Senin, 20 Juli 2015

Tolikara Membara

Sebenarnya saya tidak ingin banyak mengomentari kejadian-kejadian yang seringkali terjadi akhir-akhir ini, walaupun sebenarnya sangat ingin saya memberikan pendapat saya, sebisa mungkin saya tahan, karena menurut saya Joko Widodo dan antek-anteknya sudah berjalan kearah yang sesat dan tidak mungkin lagi kembali ke jalan yang benar. Mulai dari pembubaran PSSI yang menurut saya sudah sangat keterlaluan, namun saya berusaha diam.

Kejadian pembakaran Mesjid di Tolikara pada saat Idul Fitri saya pun sebenarnya masih berusaha untuk tidak berkomentar, saya mau melihat sejauh mana Joko Widodo dapat mengatasi masalah ini. Walaupun sebenarnya saya sangat sangat tidak yakin, apalagi melihat komentar dia yang seperti tidak mengerti persoalan dan mengatakan ini adalah urusan polisi.
Yang membuat saya terbakar adalah situs islamtoleran.com yang selalu memberitakan seolah ini bukanlah masalah penting, seolah pembakaran mesjid di Tolikara adalah salah umat Islam, seolah para pelaku kerusuhan melakukan ini karena terpaksa disebabkan oleh pihak TNI yang menembak terlebih dahulu,  yang mengatakan seolah bahwa korban kerusuhan di Tolikara sudah diselesaikan dengan sumbangan 100 juta rupiah sehingga dengan berani mereka mengatakan berani gak kaum Jihadis melakukan seperti ini?? Mereka menganggap ini adalah soal sepele, yang bisa mereka selesaikan dengan uang. Ingat ya, kaum Jihadis bukan hanya berani memberikan hartanya, bahkan mereka mau memberikan nyawanya untuk membela Islam. 

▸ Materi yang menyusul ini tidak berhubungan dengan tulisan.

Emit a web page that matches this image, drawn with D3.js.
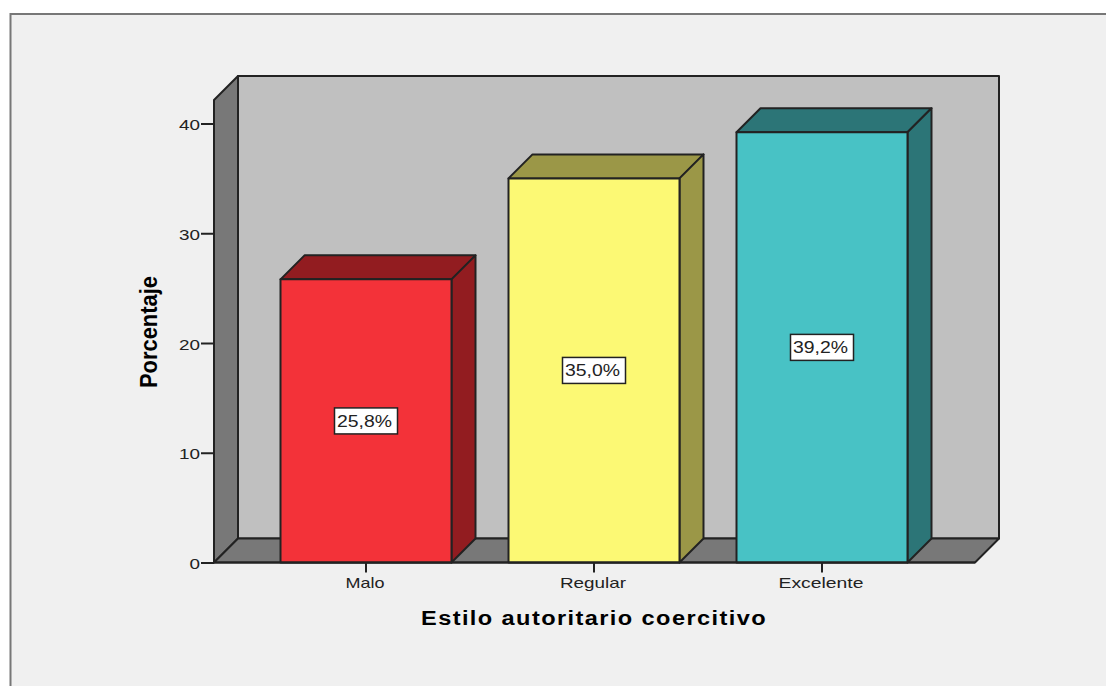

Besok mereka akan kembali menekan bahwa kaum muslim tidak boleh mendirikan mesjid di Papua karena bisa menimbulkan anarkis. Berita-berita mereka berusaha menggiring opini bahwa pihak Islam harus toleran dengan semua desakan dari kaum non muslim. Mereka menciptakan opini bahwa pengertian toleran itu adalah membiarkan diri dianiaya. Seolah mereka membujuk kita bahwa toleran artinya membiarkan kaum muslim di injak injak.

Saya bukanlah orang yang mendalami ayat-ayat Alquran seperti para ulama-ulama itu, namun rasanya tidak rela mereka menciptakan opini sesat tentang Islam. Mereka ingin menciptakan opini bahwa jika kita membela diri, membela agama kita, maka kita di cap sebagai teroris, sedangkan mereka bebas melarang kita untuk menjalankan ibadah menurut keyakinan kita. Mereka mengatur cara berpakaian umat Islam yang harus mengikuti cara mereka yang membuka aurat, mereka melarang umat Islam untuk melakukan Sholat Id, dimana sholat adalah tiang agama, luar biasa sekali.

Hal luar biasa lainnya adalah ancaman selebaran sudah disebar beberapa waktu sebelum kejadian terjadi, tidak tanggung-tanggung tembusan kepada Pemimpin Daerah. Mereka dengan gagah berani melakukan ini terhadap kaum muslim, apakah kaum muslim harus tetap berdiam diri? Apakah setelah itu mereka memberikan ganti rugi lantas persoalan selesai? Alangkah murahnya harga diri muslim. Atau mereka menganggap bahwa mereka mampu membeli setiap iman yang ada pada diri kami? Atau mengira iman kami sudah tergadai dengan harga yang sangat sedikit.

Tragedi di Tolikara harus selesai dengan terbangunnya harga diri kaum Muslim di Papua. Harus ada mesjid-mesjid yang bebas melakukan aktifitas di Papua terutama di Tolikara, harus banyak berdiri sekolah sekolah muslim yang membentuk karakter kaum muslim di Tolikara. Hukum berat pelaku kerusuhan dan otak dibalik kerusuhan ini. 

Saya sepakat bahwa semua umat bebas menjalankan ibadah menurut agama dan keyakinan mereka masing-masing. Saya juga tidak sepakat dengan adanya beberapa kejadian kaum Kristen bentrok pada saat mereka ingin menjalankan ibadah, oleh sebab itu saya sepakat pada saat natal, pasukan dari beberapa ormas Islam ikut membantu menjaga Gereja. Namun jangan pernah usik umat Islam dalam menjalankan ibadahnya, apalagi kalian berani terang-terangan melarang ibadah kaum Muslim, setelah itu dengan tanpa rasa bersalah kalian membentuk opini Islam Toleran yang berusaha membenarkan tindakan kalian.